New Dry Macular Degeneration Drug Being Tested

A potential new drug treatment for Macular Degeneration is being tested for patients suffering from dry macular degeneration. The drug, Glatirmar is hoped to have long-term benefits for patients for those suffering from the degenerative eye disease.

Until now there was no drug treatment available for dry AMD. However, glatiramer has been shown to improve the retinal sensitivity and reduce other symptoms associated with dry macular degeneration. This drug is approved for the treatment of relapsing multiple sclerosis.

This drug acts on what is known as microglial cells which appear to be the only cells with bodies located in the inner plexiform layer. When tese cells encounter aggregated beta-amyloid, they lose their ability to remove these aggregates. The research being conducted into dry macular degeneration is testing whether these drugs could shape the microglia in macular degeneration and reduce the symptoms of this eye disease.

The study being conducted saw 18 patients having glatiramer being injected into the eyes affected by dry macular degeneration. Control patients from this group were also injected with a sham drug. At 6 weeks, the patients who had received glatiramer had shown improvement in their retinal sensitivity while those who had received the sham injections did not.

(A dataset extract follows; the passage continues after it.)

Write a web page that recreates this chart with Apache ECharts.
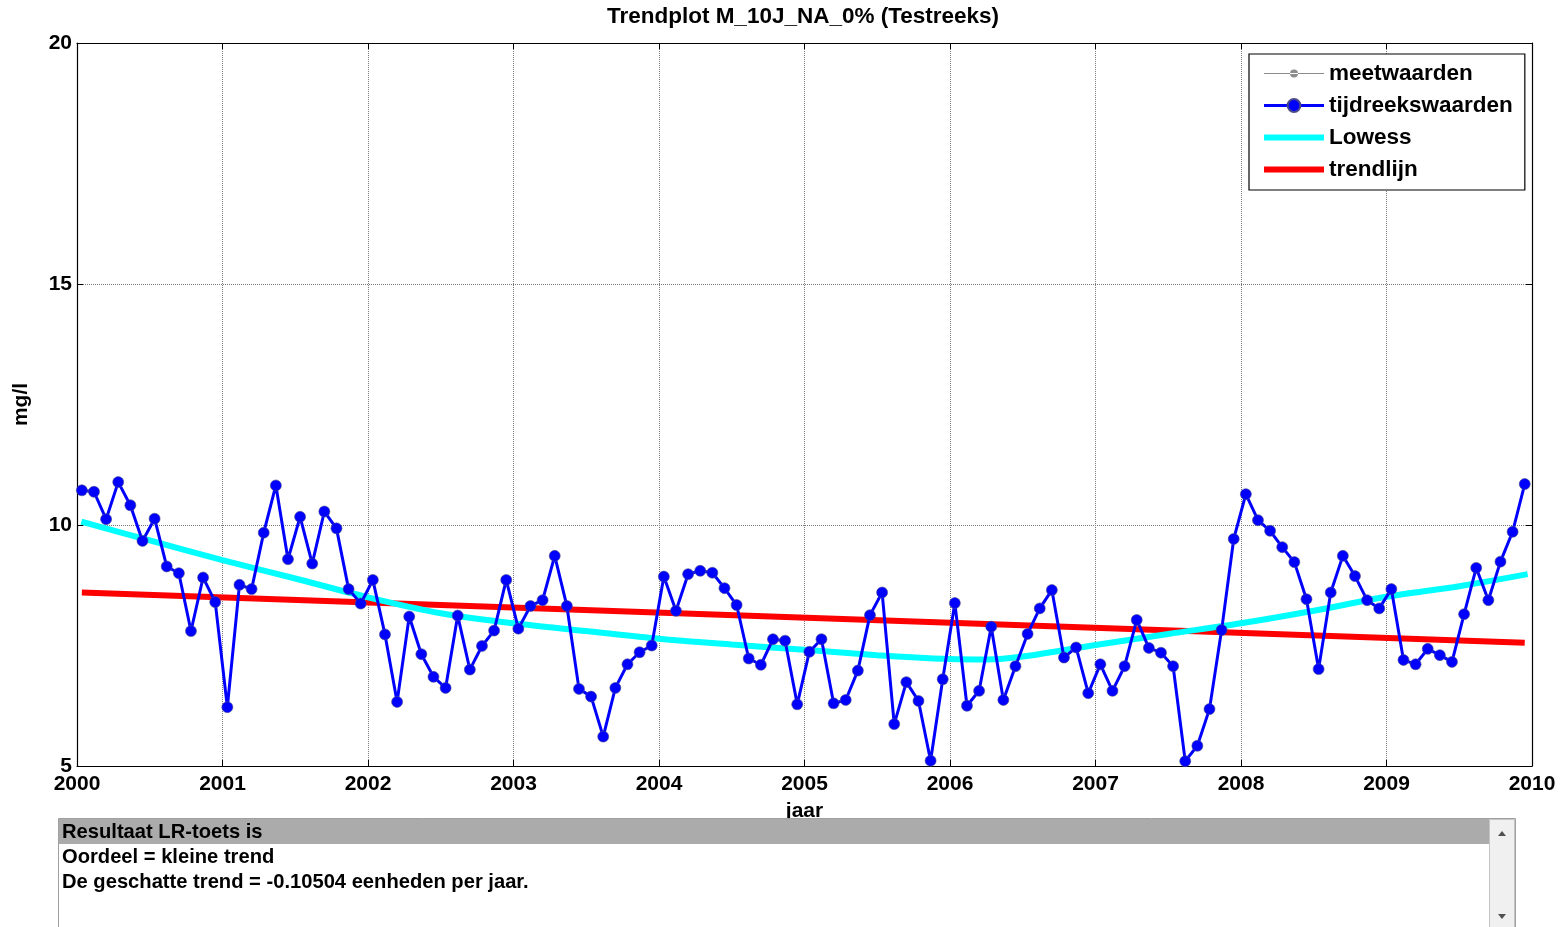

Improvements continued in those macular degeneration patients receiving glatirmer but researchers were quick to point out that the results were too modest to draw any conclusions. They did indicate that more research was warranted and that it was worth warranted continued investigation.

This may be a major advancement in treating dry macular degeneration and could potentially result in new drug treatments where there were previously no treatments.